Fighting with the Undertow #1
A monthly playlist of new punk rock, alt rock and indie music tracks
January's instalment includes Green Day, Bad Nerves, Placebo, Comeback Kid, Sonic Youth, Suede and more.
Welcome to Fire Red Sky’s new playlist of 20 of the best punk rock, alt rock and indie music tracks to be released in the last month.
It’s the first of some new additions to the newsletter this year that will, for now, remain free to all subscribers - joining the regular Tuesday issues, which will always be open-to-all.
Fighting with the Undertow, a line from the same Bob Mould song as ‘Fire Red Sky’, will arrive in the first weekend of the month. The playlist aims to help both you and me cut through all the new music noise and maybe help us find our next favourite band - already there are some strong contenders in January’s instalment.

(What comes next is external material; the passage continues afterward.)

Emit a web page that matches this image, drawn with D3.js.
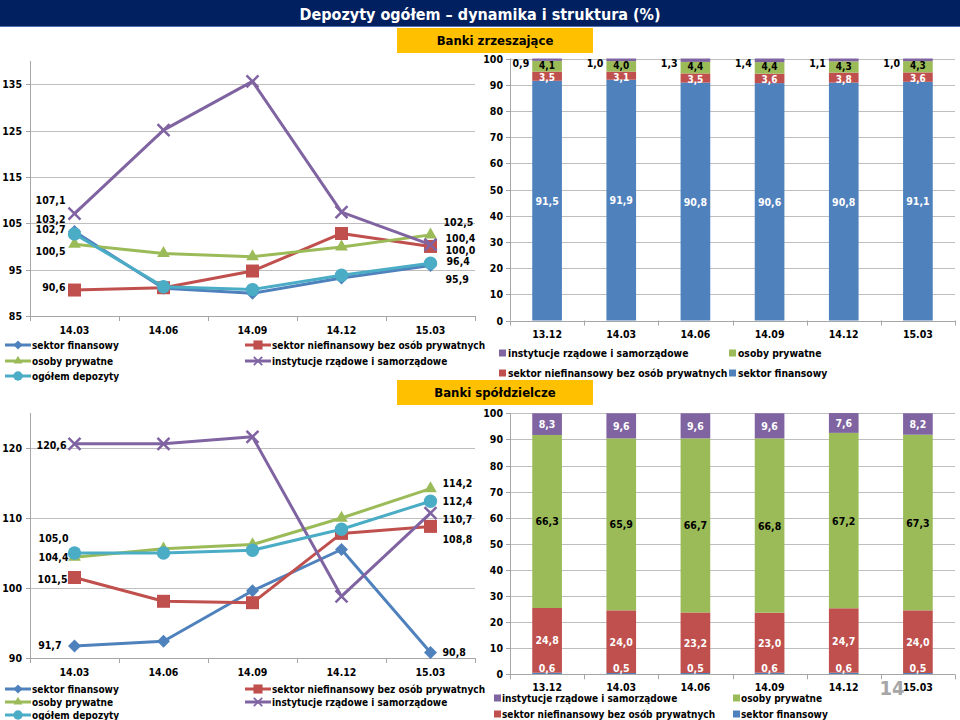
<!DOCTYPE html>
<html><head><meta charset="utf-8">
<script src="https://cdn.jsdelivr.net/npm/d3@7"></script>
<style>
body{margin:0;background:#fff}
svg{display:block}
text{font-family:'DejaVu Sans Condensed','DejaVu Sans',sans-serif;font-weight:bold}
</style>
</head><body><svg id="c" width="960" height="720"></svg>
<script>
// ---------- DATA ----------
const lineDates = ["14.03","14.06","14.09","14.12","15.03"];
const barDates = ["13.12","14.03","14.06","14.09","14.12","15.03"];
const seriesNames = ["sektor finansowy","sektor niefinansowy bez osób prywatnych","osoby prywatne","instytucje rządowe i samorządowe","ogółem depozyty"];

// Banki zrzeszające – dynamika
const zrzFin    = [103.2, 91.0, 89.9, 93.2, 95.9];
const zrzNiefin = [90.6, 91.1, 94.7, 102.8, 100.0];
const zrzOsoby  = [100.5, 98.5, 97.8, 99.9, 102.5];
const zrzInst   = [107.1, 125.1, 135.6, 107.4, 100.4];
const zrzOgolem = [102.7, 91.3, 90.7, 93.8, 96.4];
const zrzTicks  = [85, 95, 105, 115, 125, 135];

// Banki spółdzielcze – dynamika
const spFin    = [91.7, 92.4, 99.6, 105.5, 90.8];
const spNiefin = [101.5, 98.1, 97.9, 107.8, 108.8];
const spOsoby  = [104.4, 105.6, 106.2, 110.0, 114.2];
const spInst   = [120.6, 120.6, 121.6, 98.8, 110.7];
const spOgolem = [105.0, 105.0, 105.4, 108.4, 112.4];
const spTicks  = [90, 100, 110, 120];

// Banki zrzeszające – struktura
const strZrzFin    = [91.5, 91.9, 90.8, 90.6, 90.8, 91.1];
const strZrzNiefin = [3.5, 3.1, 3.5, 3.6, 3.8, 3.6];
const strZrzOsoby  = [4.1, 4.0, 4.4, 4.4, 4.3, 4.3];
const strZrzInst   = [0.9, 1.0, 1.3, 1.4, 1.1, 1.0];

// Banki spółdzielcze – struktura
const strSpFin    = [0.6, 0.5, 0.5, 0.6, 0.6, 0.5];
const strSpNiefin = [24.8, 24.0, 23.2, 23.0, 24.7, 24.0];
const strSpOsoby  = [66.3, 65.9, 66.7, 66.8, 67.2, 67.3];
const strSpInst   = [8.3, 9.6, 9.6, 9.6, 7.6, 8.2];
const barTicks = [0, 10, 20, 30, 40, 50, 60, 70, 80, 90, 100];

// ---------- STYLE ----------
const COL = ["#4F81BD", "#C0504D", "#9BBB59", "#8064A2", "#4BACC6"];
const MARK = ["diamond", "square", "triangle", "x", "circle"];
const GRID = "#BEBEBE", AXIS = "#A6A6A6";
const FS = 10.5;
const fmt = v => d3.format(".1f")(v).replace(".", ",");

const svg = d3.select("#c");

// title bar
svg.append("rect").attr("x",0).attr("y",0).attr("width",960).attr("height",26).attr("fill","#002060");
svg.append("line").attr("x1",0).attr("x2",960).attr("y1",26.5).attr("y2",26.5).attr("stroke","#4F6FB0").attr("stroke-width",1);
svg.append("text").attr("x",480).attr("y",14).attr("text-anchor","middle").attr("dominant-baseline","central")
  .attr("fill","#fff").attr("font-size",16).text("Depozyty ogółem – dynamika i struktura (%)");

function banner(y, label){
  svg.append("rect").attr("x",397).attr("y",y).attr("width",196).attr("height",25).attr("fill","#FFC000");
  svg.append("text").attr("x",495).attr("y",y+12.5).attr("text-anchor","middle").attr("dominant-baseline","central")
    .attr("font-size",13).attr("fill","#000").text(label);
}
banner(28, "Banki zrzeszające");
banner(380, "Banki spółdzielcze");

function drawMarker(g, type, x, y, color, sc){
  sc = sc || 1;
  if (type === "x"){
    const r = 6*sc;
    g.append("path").attr("d",`M${x-r},${y-r}L${x+r},${y+r}M${x-r},${y+r}L${x+r},${y-r}`)
      .attr("stroke",color).attr("stroke-width",2.5*sc).attr("fill","none");
    return;
  }
  let sym, size, rot = 0;
  if (type==="diamond"){ sym = d3.symbolSquare; size = 85*sc*sc; rot = 45; }
  if (type==="square"){ sym = d3.symbolSquare; size = 169*sc*sc; }
  if (type==="triangle"){ sym = d3.symbolTriangle; size = 70*sc*sc; }
  if (type==="circle"){ sym = d3.symbolCircle; size = 140*sc*sc; }
  g.append("path").attr("d", d3.symbol().type(sym).size(size)())
    .attr("transform",`translate(${x},${y}) rotate(${rot})`).attr("fill",color);
}

function lineChart(cfg){
  const g = svg.append("g");
  const xb = d3.scaleBand().domain(lineDates).range([30,475]);
  const xc = d => xb(d) + xb.bandwidth()/2;
  const y = d3.scaleLinear().domain(cfg.domain).range([cfg.yBot, cfg.yTop]);
  g.selectAll(".gr").data(cfg.ticks.filter(t=>t!==cfg.domain[0])).join("line")
    .attr("x1",30).attr("x2",475).attr("y1",d=>Math.round(y(d))+0.5).attr("y2",d=>Math.round(y(d))+0.5)
    .attr("stroke",GRID);
  g.append("line").attr("x1",30.5).attr("x2",30.5).attr("y1",cfg.yTop).attr("y2",cfg.yBot).attr("stroke",AXIS);
  g.append("line").attr("x1",30).attr("x2",475).attr("y1",Math.round(cfg.yBot)+0.5).attr("y2",Math.round(cfg.yBot)+0.5).attr("stroke",AXIS);
  g.selectAll(".yt").data(cfg.ticks).join("line")
    .attr("x1",26).attr("x2",30).attr("y1",d=>Math.round(y(d))+0.5).attr("y2",d=>Math.round(y(d))+0.5).attr("stroke",AXIS);
  g.selectAll(".xt").data(lineDates.map(d=>xb(d)).concat([475])).join("line")
    .attr("x1",d=>Math.round(d)+0.5).attr("x2",d=>Math.round(d)+0.5).attr("y1",cfg.yBot).attr("y2",cfg.yBot+5).attr("stroke",AXIS);
  g.selectAll(".yl").data(cfg.ticks).join("text")
    .attr("x",22).attr("y",d=>y(d)).attr("text-anchor","end").attr("dominant-baseline","central")
    .attr("font-size",FS).text(d=>d);
  g.selectAll(".xl").data(lineDates).join("text")
    .attr("x",d=>xc(d)).attr("y",cfg.yBot+14).attr("text-anchor","middle").attr("dominant-baseline","central")
    .attr("font-size",FS).text(d=>d);
  const line = d3.line().x((v,i)=>xc(lineDates[i])).y(v=>y(v));
  cfg.series.forEach((vals,si)=>{
    g.append("path").attr("d",line(vals)).attr("fill","none").attr("stroke",COL[si]).attr("stroke-width",3).attr("stroke-linejoin","round");
    vals.forEach((v,i)=>drawMarker(g, MARK[si], xc(lineDates[i]), y(v), COL[si]));
  });
  cfg.series.forEach((vals,si)=>{
    const L = cfg.leftOff[si], R = cfg.rightOff[si];
    g.append("text").attr("x",xc(lineDates[0])+L[0]).attr("y",y(vals[0])+L[1])
      .attr("text-anchor","end").attr("dominant-baseline","central").attr("font-size",FS).text(fmt(vals[0]));
    const n = vals.length-1;
    g.append("text").attr("x",xc(lineDates[n])+R[0]).attr("y",y(vals[n])+R[1])
      .attr("text-anchor","start").attr("dominant-baseline","central").attr("font-size",FS).text(fmt(vals[n]));
  });
  const pos = [[5,0],[245,0],[5,1],[245,1],[5,2]];
  seriesNames.forEach((name,si)=>{
    const [lx,row] = pos[si];
    const ly = cfg.legendY[row];
    g.append("line").attr("x1",lx).attr("x2",lx+26).attr("y1",ly).attr("y2",ly).attr("stroke",COL[si]).attr("stroke-width",3);
    drawMarker(g, MARK[si], lx+13, ly, COL[si], 0.7);
    g.append("text").attr("x",lx+27).attr("y",ly).attr("dominant-baseline","central").attr("font-size",cfg.legendFont).text(name);
  });
}

lineChart({
  domain:[85,140], ticks:zrzTicks, yTop:61, yBot:316,
  series:[zrzFin, zrzNiefin, zrzOsoby, zrzInst, zrzOgolem],
  leftOff:[[-9,-13],[-9,-3],[-9,7],[-9,-14],[-9,-5]],
  rightOff:[[15,14],[15,4],[13,-13],[15,-7],[16,-2]],
  legendY:[345,361,376], legendFont:10
});
lineChart({
  domain:[90,125], ticks:spTicks, yTop:413, yBot:658,
  series:[spFin, spNiefin, spOsoby, spInst, spOgolem],
  leftOff:[[-13,-1],[-7,1],[-6,0],[-8,1],[-6,-15]],
  rightOff:[[12,0],[12,13],[12,-6],[12,6],[12,0]],
  legendY:[689,702,715], legendFont:10
});

function barChart(cfg){
  const g = svg.append("g");
  const x = d3.scaleBand().domain(barDates).range([510,955]).paddingInner(0.6).paddingOuter(0.3);
  const xe = d3.scaleBand().domain(barDates).range([510,955]);
  const y = d3.scaleLinear().domain([0,100]).range([cfg.yBot, cfg.yTop]);
  g.selectAll(".gr").data(barTicks.filter(t=>t>0)).join("line")
    .attr("x1",510).attr("x2",955).attr("y1",d=>Math.round(y(d))+0.5).attr("y2",d=>Math.round(y(d))+0.5).attr("stroke",GRID);
  g.append("line").attr("x1",510.5).attr("x2",510.5).attr("y1",cfg.yTop).attr("y2",cfg.yBot).attr("stroke",AXIS);
  g.selectAll(".yt").data(barTicks).join("line")
    .attr("x1",506).attr("x2",510).attr("y1",d=>Math.round(y(d))+0.5).attr("y2",d=>Math.round(y(d))+0.5).attr("stroke",AXIS);
  g.selectAll(".yl").data(barTicks).join("text")
    .attr("x",503).attr("y",d=>y(d)).attr("text-anchor","end").attr("dominant-baseline","central")
    .attr("font-size",FS).text(d=>d);
  const stack = [cfg.fin, cfg.niefin, cfg.osoby, cfg.inst];
  const labels = [];
  barDates.forEach((d,i)=>{
    let base = 0;
    stack.forEach((s,si)=>{
      g.append("rect").attr("x",x(d)).attr("width",x.bandwidth())
        .attr("y",y(base+s[i])).attr("height",y(base)-y(base+s[i])).attr("fill",COL[si]);
      labels.push({d, si, v:s[i], mid: base + s[i]/2});
      base += s[i];
    });
  });
  labels.forEach(l=>{
    const st = cfg.labelStyle[l.si];
    let lx = x(l.d)+x.bandwidth()/2, anchor = "middle";
    if (st.outside){ lx = x(l.d)-3; anchor = "end"; }
    g.append("text").attr("x",lx).attr("y",y(l.mid)+st.dy).attr("text-anchor",anchor)
      .attr("dominant-baseline","central").attr("font-size",st.fs||FS).attr("fill",st.color).text(fmt(l.v));
  });
  g.append("line").attr("x1",510).attr("x2",955).attr("y1",Math.round(cfg.yBot)+0.5).attr("y2",Math.round(cfg.yBot)+0.5).attr("stroke",AXIS);
  g.selectAll(".xt").data(barDates.map(d=>xe(d)).concat([955])).join("line")
    .attr("x1",d=>Math.round(d)+0.5).attr("x2",d=>Math.round(d)+0.5).attr("y1",cfg.yBot).attr("y2",cfg.yBot+5).attr("stroke",AXIS);
  g.selectAll(".xl").data(barDates).join("text")
    .attr("x",d=>x(d)+x.bandwidth()/2).attr("y",cfg.yBot+13).attr("text-anchor","middle").attr("dominant-baseline","central")
    .attr("font-size",FS).text(d=>d);
  const order = [3,2,1,0];
  order.forEach((si,k)=>{
    const lx = cfg.legX[k%2], ly = cfg.legY[Math.floor(k/2)];
    g.append("rect").attr("x",lx).attr("y",ly-3.5).attr("width",7).attr("height",7).attr("fill",COL[si]);
    g.append("text").attr("x",lx+cfg.legGap).attr("y",ly).attr("dominant-baseline","central")
      .attr("font-size",cfg.legFont).text(seriesNames[si]);
  });
}

barChart({
  yTop:58.5, yBot:320.5, fin:strZrzFin, niefin:strZrzNiefin, osoby:strZrzOsoby, inst:strZrzInst,
  labelStyle:[{color:"#fff",dy:0},{color:"#fff",dy:1.5,fs:10},{color:"#000",dy:-1,fs:10},{color:"#000",dy:3,outside:true}],
  legX:[499,729], legY:[353,373], legGap:9, legFont:10.3
});
barChart({
  yTop:413.3, yBot:674.3, fin:strSpFin, niefin:strSpNiefin, osoby:strSpOsoby, inst:strSpInst,
  labelStyle:[{color:"#fff",dy:-6},{color:"#fff",dy:0},{color:"#000",dy:0},{color:"#fff",dy:0}],
  legX:[494,733], legY:[698,714], legGap:8, legFont:10
});

// page number
svg.append("text").attr("x",892).attr("y",688).attr("text-anchor","middle").attr("dominant-baseline","central")
  .attr("font-size",20).attr("fill","#A6A6A6").text("14");
</script>
</body></html>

In this month’s Fighting with the Undertow:
You can argue all you like how punk Green Day are, and whether they measure up to your personal yardstick for punk purity, but there can’t be many bands who can make right wing idiots in America lose their shit just by changing the words of a 20-year-old song. Plus, ‘The American Dream is Killing Me’ is an earworm that presses all the right American Idiot buttons. So what better way to kick on this first Fighting with the Undertow?
I’ve had ‘Traffic Lights’ by Brazil’s Asfixia Social on repeat with its guest vocal from D.O.A.’s Joey ‘Shithead’ Keithley, as I’ll be writing about it for Punktuation, but I still can’t quite work out what’s it’s all about. All good ska-punk fun though and of a similarly weighty heft to ‘Trouble in the Winners Circle’ by Joey’s compatriots the Canadian hardcore band Comeback Kid.
New York post-hardcore outfit Fire Man and London Oi! / hardcore band The Chisel round out the heavy end of this month’s playlist. Putting it together over the last few days I thought I didn’t have any hardcore represented, until I realised I’d been thinking of the Jesus Pierce / Zulu ‘power violence’ side of the genre.
There’s lighter fare too, with an acoustic ‘Cuffing Season’ by Laura Jane Grace, whose output I really need to spend more time with, and Mary Timony slows everything down to pedal steel pace near the end with ‘The Guest’.
But before we get there, there’s a Pixies guitar-driven grower from B O I, frenetic punk from Bad Nerves and – in Bleakness - some of the 80s alternative inspired punk rock that I keep coming across in bands like Home Front and High Vis.
Special mention should go to Sweden’s Sweet Teeth, not just because their biography mentions Hüsker Dü and Dinosaur Jr but also because they sound like a lost Boston band familiar with Fort Apache – the studio where the Throwing Muses live broadcast comes from. By then a trio, the US band’s ‘Bea’ has some of my favourite David Narcizo drumming, but the whole thing’s great.
And hats off to Nashville’s trash pop punks Snõõper for quietly releasing a deconstructed cover of ‘For Your Love’ by The Yardbirds on New Year’s Eve.